The resolution was that it arrived the next day, but it wasn’t here yet when I checked at 4:30 pm, and Amazon said expected delivery was between 5:15 and 7:30. Then I forgot about it. Checked again at 10pm and it was here. So it did make it in one day, but almost certainly not less than 24 hours. Still very impressive.
I’m surprised people are reporting amazon delivery times getting worse than they used to be. I thought they were opening new warehouses all over the place. My deliveries are pretty much universally faster - I get next day delivery options more than half the time, and barring that, 2 days. People are pointing out you get free shipping even without prime with $25 or $35 orders, and that’s true, but isn’t that generally significantly slower?
On the other topic, I’ve basically become completely intolerant to ads. I have a free hulu account with my spotify subscription (it was a promo they ran years ago) but it’s the ad-supported hulu, so I just won’t watch it anywhere that I can’t block its ads. I’m undecided as to whether I’ll pay the extra $3 or just stop using amazon streaming.
Our delivery times were almost always 5-7 days out and we were shocked when something showed up in 2-3 days (very rare). We haven’t yet ordered without Prime (we only ordered once a month or so) but I don’t see that the deliveries could take too much longer. BTW, we are in an area that has a $35 minimum order to get free shipping.
I have been getting one and two day shipping as normal and did so through the pandemic for the most part. I don’t know what my minimum is but I’ll find out in five weeks.
Deliveries are regularly a day late for me this year. The warehouse is 2.5 miles from my house, and it’s right next door to UPS. Since they started delivering their own packages, they open a delivery center a half-mile closer than that.
I actually wonder if it’s due to Prime. There’s no recourse for late delivery for Prime members, while it’s grounds for a refund on shipping costs for non-Prime customers, maybe making those orders priority. The rest of my family doesn’t have Prime and their packages consistently arrive early afternoon. Pretty much everything I get shows up after 6 p.m…
What pisses me off is that I pay for a YouTube sub so I dont get ads, but now some of the more popular channels are doing a “our sponsor is…” ad right in the middle.
I went down a little bit of a rabbit hole trying to find out if my zip code is $25 or $35 for free shipping. It turns out that the only way for me to know is to load up a cart once I don’t have Prime anymore.
Anyway, since I have had Prime for years I didn’t know that the amount for free shipping has changed a lot. From an article that I read.

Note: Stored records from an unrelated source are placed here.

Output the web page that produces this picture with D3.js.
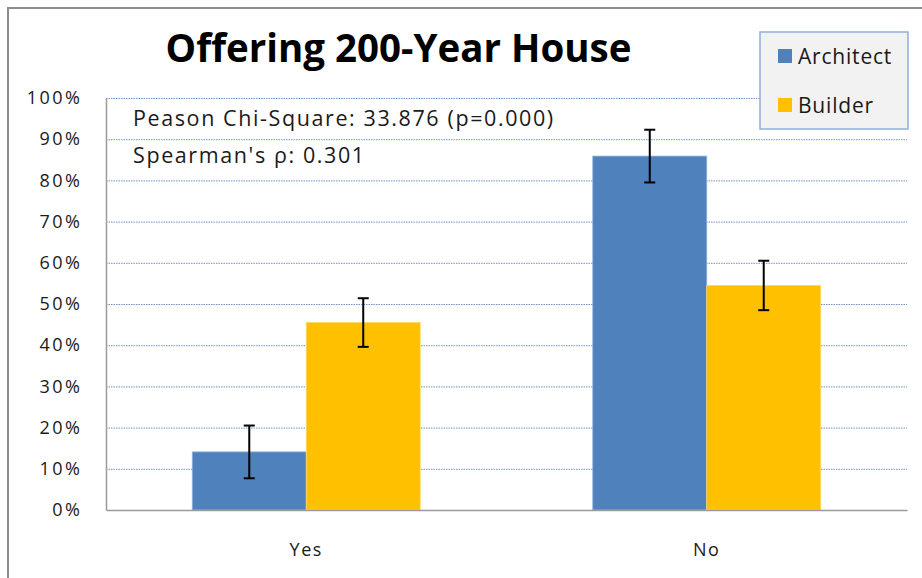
<!DOCTYPE html>
<html>
<head>
<meta charset="utf-8">
<script src="https://cdn.jsdelivr.net/npm/d3@7"></script>
<style>
  body { margin: 0; background: #fff; }
  svg { display: block; font-family: "Open Sans", Lato, sans-serif; }
</style>
</head>
<body>
<div id="chart"></div>
<script>
// data
var categories = ["Yes", "No"]
var series = ["Architect", "Builder"]
var architect = [0.141, 0.859]
var builder = [0.455, 0.545]
var architectErr = [0.064, 0.064]
var builderErr = [0.059, 0.060]
var yTicks = [0, 0.1, 0.2, 0.3, 0.4, 0.5, 0.6, 0.7, 0.8, 0.9, 1.0]
var title = "Offering 200-Year House"
var notes = ["Peason Chi-Square: 33.876 (p=0.000)", "Spearman's \u03c1: 0.301"]

var colors = { Architect: "#4f81bd", Builder: "#ffc000" }

var rows = categories.map((c, i) => ({
    cat: c,
    vals: [
        { key: "Architect", v: architect[i], e: architectErr[i] },
        { key: "Builder", v: builder[i], e: builderErr[i] }
    ]
}))

var width = 922, height = 578
var plot = { left: 106, right: 907, top: 98, bottom: 510 }

var svg = d3.select("#chart").append("svg")
    .attr("width", width)
    .attr("height", height)

// outer chart frame (cropped on right / bottom)
svg.append("rect")
    .attr("x", 8).attr("y", 8)
    .attr("width", width + 20).attr("height", height + 20)
    .attr("fill", "#fff")
    .attr("stroke", "#8c8c8c")
    .attr("stroke-width", 2)

var x = d3.scaleBand()
    .domain(categories)
    .range([plot.left, plot.right])

var xInner = d3.scaleBand()
    .domain(series)
    .range([0, x.bandwidth()])
    .paddingOuter(0.757)
    .paddingInner(0)

var y = d3.scaleLinear()
    .domain([0, 1])
    .range([plot.bottom, plot.top])

/* gridlines */
svg.append("g").attr("class", "grid")
    .selectAll("line")
    .data(yTicks.filter(d => d > 0))
    .enter().append("line")
    .attr("x1", plot.left).attr("x2", plot.right)
    .attr("y1", d => y(d) + 0.5).attr("y2", d => y(d) + 0.5)
    .attr("stroke", "#6f94c8")
    .attr("stroke-width", 1)
    .attr("stroke-dasharray", "1.5,1")

/* bars */
var groups = svg.append("g").selectAll(".grp")
    .data(rows).enter()
    .append("g")
    .attr("class", "grp")
    .attr("transform", d => `translate(${x(d.cat)},0)`)

groups.selectAll("rect")
    .data(d => d.vals).enter()
    .append("rect")
    .attr("x", d => xInner(d.key))
    .attr("y", d => y(d.v))
    .attr("width", xInner.bandwidth())
    .attr("height", d => y(0) - y(d.v))
    .attr("fill", d => colors[d.key])
    .attr("stroke", d => d.key == "Architect" ? "#8fb0da" : "#ffd866")
    .attr("stroke-width", 0.8)

/* error bars */
var eb = groups.selectAll(".err")
    .data(d => d.vals).enter()
    .append("g").attr("class", "err")
    .attr("stroke", "#000")
    .attr("stroke-width", 2)
var cx = d => xInner(d.key) + xInner.bandwidth() / 2
eb.append("line")
    .attr("x1", cx).attr("x2", cx)
    .attr("y1", d => y(d.v + d.e)).attr("y2", d => y(d.v - d.e))
eb.append("line")
    .attr("x1", d => cx(d) - 5.5).attr("x2", d => cx(d) + 5.5)
    .attr("y1", d => y(d.v + d.e)).attr("y2", d => y(d.v + d.e))
eb.append("line")
    .attr("x1", d => cx(d) - 5.5).attr("x2", d => cx(d) + 5.5)
    .attr("y1", d => y(d.v - d.e)).attr("y2", d => y(d.v - d.e))

/* axes */
var yAxis = d3.axisLeft(y).tickValues(yTicks).tickFormat(d3.format(".0%")).tickSize(0).tickPadding(23.5)
var gy = svg.append("g")
    .attr("transform", `translate(${plot.left},0)`)
    .call(yAxis)
gy.select(".domain").attr("stroke", "#9a9a9a").attr("stroke-width", 1.5)
gy.selectAll("text")
    .style("font-family", "'Open Sans', sans-serif")
    .style("font-size", "18px")
    .style("letter-spacing", "2.5px")
    .attr("fill", "#1a1a1a")

var xAxis = d3.axisBottom(x).tickSize(0).tickPadding(33)
var gx = svg.append("g")
    .attr("transform", `translate(0,${plot.bottom})`)
    .call(xAxis)
gx.select(".domain").attr("stroke", "#9a9a9a").attr("stroke-width", 1.5)
gx.selectAll("text")
    .style("font-family", "'Open Sans', sans-serif")
    .style("font-size", "18px")
    .style("letter-spacing", "1.6px")
    .attr("fill", "#1a1a1a")

/* title */
svg.append("text")
    .attr("x", 398.5).attr("y", 62)
    .attr("text-anchor", "middle")
    .style("font-size", "38.5px")
    .style("font-weight", "bold")
    .attr("fill", "#000")
    .text(title)

/* stats notes */
svg.append("g").selectAll("text")
    .data(notes).enter()
    .append("text")
    .attr("x", 133)
    .attr("y", (d, i) => 126 + i * 36.5)
    .style("font-size", "21.5px")
    .style("letter-spacing", "1.6px")
    .attr("fill", "#1a1a1a")
    .text(d => d)

/* legend */
var lg = svg.append("g").attr("transform", "translate(760,32)")
lg.append("rect")
    .attr("width", 148).attr("height", 97)
    .attr("fill", "#f2f2f2")
    .attr("stroke", "#8eb0dc")
    .attr("stroke-width", 1.5)
var li = lg.selectAll(".li")
    .data(series).enter()
    .append("g")
    .attr("transform", (d, i) => `translate(18,${17 + i * 49})`)
li.append("rect")
    .attr("width", 14).attr("height", 14)
    .attr("fill", d => colors[d])
li.append("text")
    .attr("x", 20).attr("y", 14.5)
    .style("font-size", "21px")
    .style("letter-spacing", "0.8px")
    .attr("fill", "#1a1a1a")
    .text(d => d)
</script>
</body>
</html>
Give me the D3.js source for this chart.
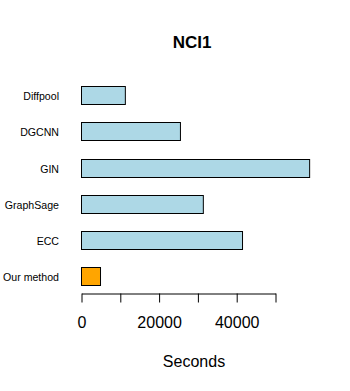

Amazon’s minimum spend for free shipping has fluctuated significantly in the past. The company bumped the requirement from $25 to $35 in 2013 and ultimately went all the way up to $49 in 2016.
Later, it pulled back, lowering the minimum spend to $35 again before finally returning to $25 in 2017 to better compete with Walmart+.
It’s unfortunately the nature of online ads. Those sponsorships pay more.
Fortunately, there’s an extension called SponsorBlock that uses crowdsourced data to mark and skip sponsor ads. It’s even integrated into some Android apps.
I’m just waiting for something similar for podcasts. Those automatically inserted ads suck.